Their annual accounts also reveal a loss of £40.5million. Although commercial revenue increased, so did the club's overall liabilities.
Managing director Ian Ayre seemed to lay some of the blame on bad transfer policy, telling the Liverpool Echo: "We see a big charge within the accounts for amortisation (depleted value) of players that have been disposed of within the period that perhaps came in on a higher cost," added Ayre.
"We've made losses as a result of selling them but at the same time we've improved our longer-term position in terms of our wage bill by reducing the wages for those particular contracts."
Ayre also downplayed the debt rise, saying: "It's definitely not something I believe anyone should be worried or concerned about. It is seasonal - our debt goes up and down.
"We have money to pay out and money coming in, just like any business.

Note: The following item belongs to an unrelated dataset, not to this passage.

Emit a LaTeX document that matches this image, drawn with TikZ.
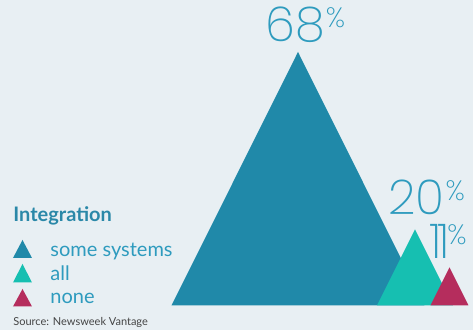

"The difference in football is some of the swings are significant, so if you look at player trading, we may need to make investments as we do in the summer before our key revenues come in: big sponsorships cheques, big ticket revenues, all the media revenues etc.
"You come to Christmas when you maybe have less revenue coming in but you have got money that needs to go out, both on playing deals that you are doing at the time but also on historic player deals.
"We need to continue to improve our squad and what a lot of people won't relate to perhaps is that when you are improving your squad and making that investment, you have knock-on costs that will create debt in the short term."
The club's restructuring of the accounting period to match the football season means the figures apply to the 10 months between August 1, 2011 to May 31, 2012.
Other factors in the increase increase were player instalment payments plus exceptional payments of just over £9.5million including the stadium project, general restructuring and pay-offs to senior employees who left the club.
Since the end of the accounts reporting period, owners Fenway Sports Group have injected £46.8million into the club via a non interest-bearing inter-company loan while credit facilities were also refinanced with three major banks, providing £120million of facilities for three years.
The loss of £40.5million for the 10-month period was, however, less than the previous year's £49.3million.